“I’m trudging through this gray woolly yarn . . .” Justine tells her sister Claire. Justine is a twenty-something woman who suffers from severe depression. “Melancholia,” a 2011 film, was written and directed Lars von Trier. Von Trier is a Danish filmmaker (Dancer in the Dark) whose idea of a good yarn is the flip-side of what Disney churns out. Disney makes feel-good/think-less product while von Trier makes feel-miserable/think-alot art films. After a series of strange slow-motion images where we see Dunst seeming to flee, then stop, stop, then flee, the movie shifts from neutral into low gear where it seems stuck for the length of the film. It’s not exactly like watching paint dry–I wish it were that easy. The narrative begins with Justine’s wedding. There’s an uncomfortable tension that made me want to head for the nearest exit. We watch as Justine checks off names on her insult/alienate to-do list–all learned at the sharp knee of her toxic cold-eyed mother (Charlotte Rampling) with a little help from the passive-aggressive dad (John Hurt). As we watch, we shake our heads, wondering why long-suffering sister Claire (Charlotte Gainsburg) and Claire’s ultra-rich, exasperated husband Jack (Kiefer Sutherland) put up with the little darling. Justine insults her boss (Stellan Skarsgard) a nasty man, but one who just promoted her. She skips out on the after-wedding main-event where the bewildered groom (Alex Skarsgard) sits on the bed in his white shirt and underwear. She tells him to “give her a moment” then makes straight for the golf-course (it’s night) where she practically rapes a wedding guest. The groom takes that as a sign things aren’t going to work and stomps out.

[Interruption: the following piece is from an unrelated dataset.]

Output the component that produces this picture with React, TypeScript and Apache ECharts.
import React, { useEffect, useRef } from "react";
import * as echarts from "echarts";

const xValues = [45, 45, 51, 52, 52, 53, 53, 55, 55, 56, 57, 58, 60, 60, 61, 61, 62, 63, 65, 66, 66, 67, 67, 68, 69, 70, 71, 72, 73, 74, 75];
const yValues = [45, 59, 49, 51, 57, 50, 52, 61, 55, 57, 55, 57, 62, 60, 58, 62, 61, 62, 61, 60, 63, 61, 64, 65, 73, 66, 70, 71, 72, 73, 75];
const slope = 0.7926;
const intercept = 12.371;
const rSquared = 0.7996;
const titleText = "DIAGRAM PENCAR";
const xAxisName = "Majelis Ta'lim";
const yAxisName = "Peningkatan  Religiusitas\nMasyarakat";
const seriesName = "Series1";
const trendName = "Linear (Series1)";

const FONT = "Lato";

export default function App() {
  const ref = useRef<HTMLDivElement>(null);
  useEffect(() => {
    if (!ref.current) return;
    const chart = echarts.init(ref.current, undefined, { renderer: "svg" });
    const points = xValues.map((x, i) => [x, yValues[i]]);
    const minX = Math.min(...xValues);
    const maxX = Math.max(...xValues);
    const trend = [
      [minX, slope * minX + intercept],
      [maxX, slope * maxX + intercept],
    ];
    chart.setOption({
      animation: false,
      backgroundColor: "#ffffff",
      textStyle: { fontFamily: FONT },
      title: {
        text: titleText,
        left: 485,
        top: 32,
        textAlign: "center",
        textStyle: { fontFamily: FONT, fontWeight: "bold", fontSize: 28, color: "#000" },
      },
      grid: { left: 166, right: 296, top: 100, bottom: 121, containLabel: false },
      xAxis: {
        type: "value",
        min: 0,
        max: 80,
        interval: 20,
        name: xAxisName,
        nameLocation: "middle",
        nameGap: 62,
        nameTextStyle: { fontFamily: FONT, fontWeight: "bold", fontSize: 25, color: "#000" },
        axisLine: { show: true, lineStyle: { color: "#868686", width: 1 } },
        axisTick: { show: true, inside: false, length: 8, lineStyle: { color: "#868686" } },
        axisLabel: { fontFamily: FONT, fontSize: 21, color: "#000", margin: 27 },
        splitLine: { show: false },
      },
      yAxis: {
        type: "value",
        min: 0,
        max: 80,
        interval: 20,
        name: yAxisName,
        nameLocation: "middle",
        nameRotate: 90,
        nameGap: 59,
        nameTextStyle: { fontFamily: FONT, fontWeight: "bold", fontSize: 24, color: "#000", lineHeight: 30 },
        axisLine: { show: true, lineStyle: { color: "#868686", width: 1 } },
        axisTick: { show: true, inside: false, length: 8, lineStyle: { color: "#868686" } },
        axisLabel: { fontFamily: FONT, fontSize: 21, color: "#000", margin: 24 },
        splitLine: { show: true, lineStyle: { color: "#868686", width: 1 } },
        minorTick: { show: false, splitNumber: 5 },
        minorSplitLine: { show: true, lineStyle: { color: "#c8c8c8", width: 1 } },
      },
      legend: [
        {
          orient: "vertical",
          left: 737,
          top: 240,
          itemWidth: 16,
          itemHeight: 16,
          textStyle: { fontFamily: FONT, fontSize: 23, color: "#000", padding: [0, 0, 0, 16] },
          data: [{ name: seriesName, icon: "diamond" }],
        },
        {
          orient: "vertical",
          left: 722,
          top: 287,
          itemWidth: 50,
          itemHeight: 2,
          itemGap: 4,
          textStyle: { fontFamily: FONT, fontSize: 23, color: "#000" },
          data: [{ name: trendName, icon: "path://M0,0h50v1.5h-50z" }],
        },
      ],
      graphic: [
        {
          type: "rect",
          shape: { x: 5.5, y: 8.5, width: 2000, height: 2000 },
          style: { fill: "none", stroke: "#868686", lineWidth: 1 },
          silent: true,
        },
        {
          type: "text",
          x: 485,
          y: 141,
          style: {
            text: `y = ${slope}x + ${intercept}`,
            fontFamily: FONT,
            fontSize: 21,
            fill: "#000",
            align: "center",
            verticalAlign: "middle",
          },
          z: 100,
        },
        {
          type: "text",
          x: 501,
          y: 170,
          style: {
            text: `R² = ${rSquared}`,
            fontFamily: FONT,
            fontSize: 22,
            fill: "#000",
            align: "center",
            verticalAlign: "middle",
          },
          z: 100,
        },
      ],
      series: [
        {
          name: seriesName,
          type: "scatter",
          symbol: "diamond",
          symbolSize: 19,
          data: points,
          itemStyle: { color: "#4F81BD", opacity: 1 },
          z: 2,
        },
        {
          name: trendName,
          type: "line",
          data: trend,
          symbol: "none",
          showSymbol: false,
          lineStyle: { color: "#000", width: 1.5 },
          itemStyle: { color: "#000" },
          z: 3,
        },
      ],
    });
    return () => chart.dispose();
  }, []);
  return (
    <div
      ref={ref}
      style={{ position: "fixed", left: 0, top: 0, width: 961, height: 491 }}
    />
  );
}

One more thing–the world is going to end. There’s a planet on a collision course with earth. We know this from the opening images accompanied by lots of somber music (I wonder if von Trier and Terrance Mallick swap ideas and tunes). The planet is called Melancholia and all the heavy-duty scientists, Jack assures Claire say it’s going to pass us by. Right. In the meantime, Justine goes from bad to worse and Claire decides she needs a sister’s care. This was the only time the movie connected for me. Depression is a serious, painful, often disabling illness and Dunst conveys this in her performance. Because she is virtually catatonic, I kept wondering why she wasn’t in a hospital and why Claire would expose her small son to Dunst’s unstable behavior.
As it dawns on Claire that Jack is wrong and Melancholia is going to collide with the earth, Justine gets better. Misery loves company, I guess. Justine tells Claire that she’s known all along the world was going to end because she “knows things” like how many beans there were in the “guess how many beans in the jar” game that was a party game at the wedding from hell. Life as a concept is bad according to Justine; when comes to life in the universe–we on earth are all there is and the universe is going to correct its mistake. Despite the theatricality of the ending, I wasn’t moved. I’m sure a lot of people were–mostly critics from what I’ve read. Regardless, this film wasn’t my cup of tea. When it comes to deep thought, I like to down it with a spoon full of sugar. Melancholia, deeply profound as some might find it was pure caster oil.